Jeff Bezos and Blue Origin Crew Launches to Space

When the auction winner, who remains anonymous, decided to skip the first flight and take the ride later, Blue Origin contacted Mr. Daemen, one of the people who had a ticket for the second flight.

Blue Origin has declined to say what the price is or how many people have signed up, but a spokesman says there is a strong demand.

Yet Mr. Bezos has always had ambitions much grander than space tourism. And Blue Origin’s accomplishments pale next to the rocket company led by another of the world’s richest people: SpaceX, which Mr. Musk founded a couple of years after Blue Origin started.

SpaceX is already a behemoth in the space business. It regularly takes NASA astronauts and cargo to the International Space Station, it has already deployed more than 1,500 satellites in its Starlink constellation to provide internet service everywhere, and it is developing a gargantuan rocket called Starship for missions for Mars and elsewhere.

Blue Origin’s projects do not seem poised to upend the space industry the way SpaceX has.

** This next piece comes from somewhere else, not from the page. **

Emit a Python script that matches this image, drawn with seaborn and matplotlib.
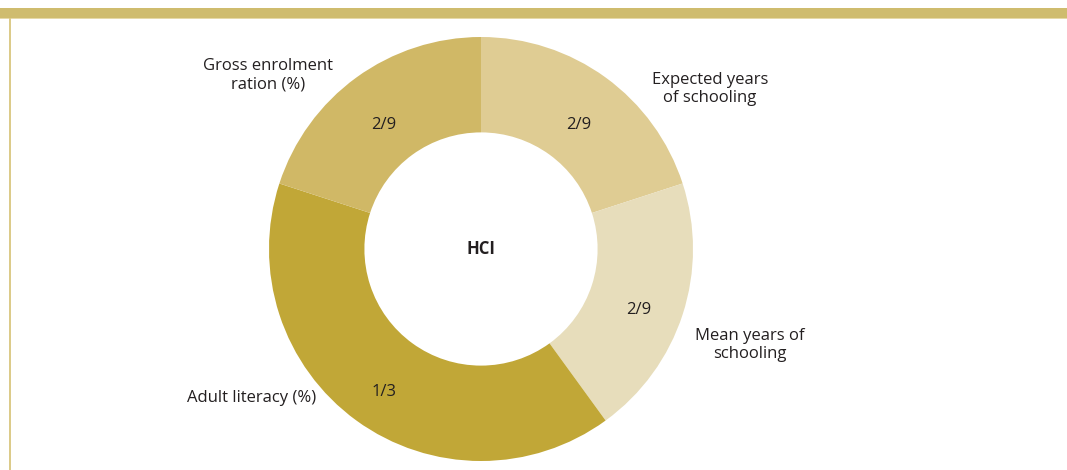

New Glenn, a larger reusable rocket for launching satellites, is still more than a year away, and efforts to win major government contracts like launching Department of Defense satellites have so far come up empty. A lunar lander that Blue Origin hopes NASA will someday use to carry astronauts was not selected, at least for the moment, because NASA said it had money for only one design — SpaceX’s.

Blue Origin’s mascot is the tortoise. As in the fable “The Tortoise and the Hare,” perhaps with steady, constant effort, Blue Origin can catch up.

Lori Garver, deputy administrator of NASA during the Obama administration, recalled Mr. Bezos going to Washington to meet with her and Charles Bolden, the administrator. At the time, Blue Origin was an enigma.